Em 2014, uma nova regulamentação deixou os músicos livres dessa repressão. Ações semelhantes aconteceram em outras regiões, como em Pernambuco e no Rio de Janeiro. Hoje, os principais pontos turísticos desses lugares têm um solo de guitarra, de sax ou violino ao fundo.

Bem longe do Brasil, a polícia também chegou a prejudicar gravações da série. Na Grécia, por exemplo, quis acabar com uma sessão de um grupo local. "Era uma banda de oito homens que cantavam música tradicional deles sobre haxixe, álcool e amor. Uma espécie de blues grego", conta Rodrigo. A polícia liberou a apresentação por apenas 20 minutos. Quando voltaram, já havia uma plateia de cem pessoas, o que inibiu a ação policial.
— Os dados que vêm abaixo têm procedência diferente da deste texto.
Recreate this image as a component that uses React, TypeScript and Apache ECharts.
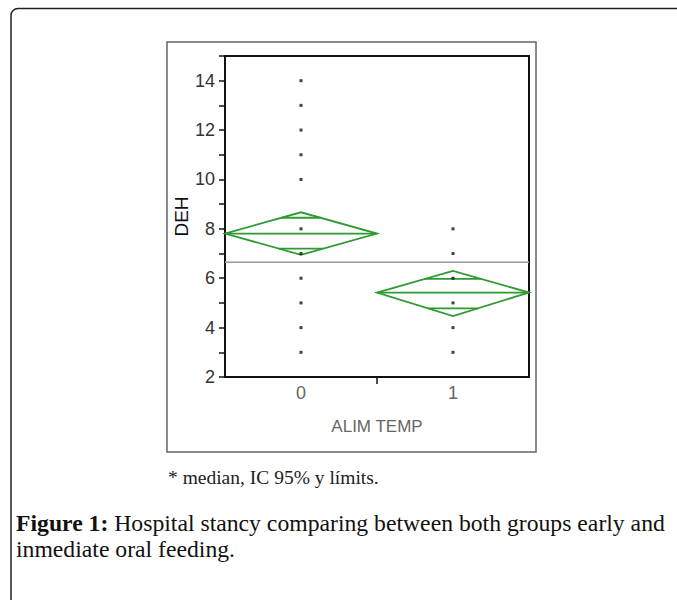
import React, { useEffect, useRef } from "react";
import * as echarts from "echarts";

const groupLabels = ["0", "1"];
const groupX = [0, 1];
const means = [7.81, 5.42];
const ciLow = [6.95, 4.47];
const ciHigh = [8.67, 6.3];
const overlapLow = [7.2, 4.78];
const overlapHigh = [8.45, 5.97];
const grandMean = 6.65;
const pointsGroup0 = [3, 4, 5, 6, 7, 8, 10, 11, 12, 13, 14];
const pointsGroup1 = [3, 4, 5, 6, 7, 8];
const captionNote = "* median, IC 95% y límits.";
const captionLine1 = "{b|Figure 1:} Hospital stancy comparing between both groups early and";
const captionLine2 = "inmediate oral feeding.";

const GREEN = "#2f9a32";

export default function App() {
  const ref = useRef<HTMLDivElement>(null);
  useEffect(() => {
    if (!ref.current) return;
    const chart = echarts.init(ref.current, undefined, { renderer: "svg" });
    const diamondData = groupX.map((x, i) => [x, means[i], ciLow[i], ciHigh[i], overlapLow[i], overlapHigh[i]]);
    const option: any = {
      animation: false,
      backgroundColor: "#fff",
      grid: {
        left: 225,
        right: 148,
        top: 56,
        bottom: 223,
        show: true,
        borderColor: "#111",
        borderWidth: 2,
      },
      xAxis: {
        type: "value",
        min: -0.5,
        max: 1.5,
        name: "ALIM TEMP",
        nameLocation: "middle",
        nameGap: 41,
        nameTextStyle: { color: "#666", fontSize: 17, fontFamily: "Liberation Sans" },
        axisLine: { show: true, onZero: false, lineStyle: { color: "#111", width: 2 } },
        axisTick: { show: true, length: 7, customValues: [0.5], lineStyle: { color: "#111", width: 1.5 } },
        axisLabel: {
          customValues: groupX,
          formatter: (v: number) => groupLabels[Math.round(v)] ?? "",
          color: "#666",
          fontSize: 18,
          margin: 7,
          fontFamily: "Liberation Sans",
        },
        splitLine: { show: false },
      },
      yAxis: {
        type: "value",
        min: 2,
        max: 15,
        interval: 1,
        name: "DEH",
        nameLocation: "middle",
        nameGap: 32,
        nameTextStyle: { color: "#111", fontSize: 19, fontFamily: "Liberation Sans" },
        axisLine: { show: true, onZero: false, lineStyle: { color: "#111", width: 2 } },
        axisTick: { show: true, length: 6, lineStyle: { color: "#111", width: 1.5 } },
        axisLabel: {
          formatter: (v: number) => (v % 2 === 0 ? String(v) : ""),
          color: "#333",
          fontSize: 18,
          margin: 10,
          fontFamily: "Liberation Sans",
        },
        splitLine: { show: false },
      },
      series: [
        {
          type: "line",
          data: [[-0.5, grandMean], [1.5, grandMean]],
          symbol: "none",
          lineStyle: { color: "#999", width: 1.5 },
          silent: true,
        },
        {
          type: "custom",
          data: diamondData,
          renderItem: (params: any, api: any) => {
            const x = api.value(0);
            const m = api.value(1);
            const lo = api.value(2);
            const hi = api.value(3);
            const ol = api.value(4);
            const oh = api.value(5);
            const L = api.coord([x - 0.5, m]);
            const R = api.coord([x + 0.5, m]);
            const T = api.coord([x, hi]);
            const B = api.coord([x, lo]);
            const cx = T[0];
            const halfW = (R[0] - L[0]) / 2;
            const mark = (v: number, refV: number) => {
              const p = api.coord([x, v]);
              const frac = 1 - Math.abs(v - m) / Math.abs(refV - m);
              return { x1: cx - halfW * frac, x2: cx + halfW * frac, y1: p[1], y2: p[1] };
            };
            const style = { stroke: GREEN, lineWidth: 1.8, fill: "none" };
            return {
              type: "group",
              children: [
                { type: "polygon", shape: { points: [L, T, R, B] }, style },
                { type: "line", shape: { x1: L[0], y1: L[1], x2: R[0], y2: R[1] }, style },
                { type: "line", shape: mark(oh, hi), style },
                { type: "line", shape: mark(ol, lo), style },
              ],
            };
          },
          z: 3,
        },
        {
          type: "scatter",
          data: pointsGroup0.map((v) => [groupX[0], v]),
          symbol: "rect",
          symbolSize: 3,
          itemStyle: { color: "#111" },
          z: 4,
        },
        {
          type: "scatter",
          data: pointsGroup1.map((v) => [groupX[1], v]),
          symbol: "rect",
          symbolSize: 3,
          itemStyle: { color: "#111" },
          z: 4,
        },
      ],
      graphic: [
        {
          type: "rect",
          shape: { x: 11, y: 8.5, width: 720, height: 640, r: [7, 0, 0, 0] },
          style: { fill: "none", stroke: "#222", lineWidth: 1.5 },
          silent: true,
        },
        {
          type: "rect",
          shape: { x: 167, y: 42, width: 369, height: 410 },
          style: { fill: "none", stroke: "#666", lineWidth: 1.5 },
          silent: true,
        },
        {
          type: "text",
          x: 168,
          y: 477,
          style: {
            text: captionNote,
            font: "19.5px 'Liberation Serif'",
            fill: "#222",
            verticalAlign: "middle",
          },
        },
        {
          type: "text",
          x: 16,
          y: 523,
          style: {
            text: captionLine1,
            font: "23.7px 'Liberation Serif'",
            fill: "#111",
            verticalAlign: "middle",
            rich: { b: { fontWeight: "bold", fontSize: 23.7, fontFamily: "Liberation Serif", fill: "#111" } },
          },
        },
        {
          type: "text",
          x: 16,
          y: 549,
          style: {
            text: captionLine2,
            font: "23.7px 'Liberation Serif'",
            fill: "#111",
            verticalAlign: "middle",
          },
        },
      ],
    };
    chart.setOption(option);
    return () => chart.dispose();
  }, []);
  return (
    <div
      ref={ref}
      style={{ position: "absolute", left: 0, top: 0, width: 677, height: 600 }}
    />
  );
}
O público, sempre heterogêneo, é quem mais ajuda os artistas. Bernar, do Beach Combers, conta que vende muito mais CDs de sua banda na rua do que nas banquinhas dos shows em casas fechadas. Os londrinos do The Thirst revelaram na série que ganham 600 libras por dia. "Isso é surpreendente, contradiz algumas crenças da própria indústria", observa Rodrigo.

Em São Paulo, ao gravar a apresentação do Mustache & os Apaches na São Bento, região central de São Paulo, um carro da polícia chegou a encostar, cheio de perguntas: 'Que banda é essa? O que aquela equipe de filmagens está fazendo ali?'. Na ocasião, Rodrigo imaginou que seria mais uma gravação perdida, mas o policial só lamentou. "Tem uma manifestação acontecendo aqui do lado, senão eu ficava para assistir".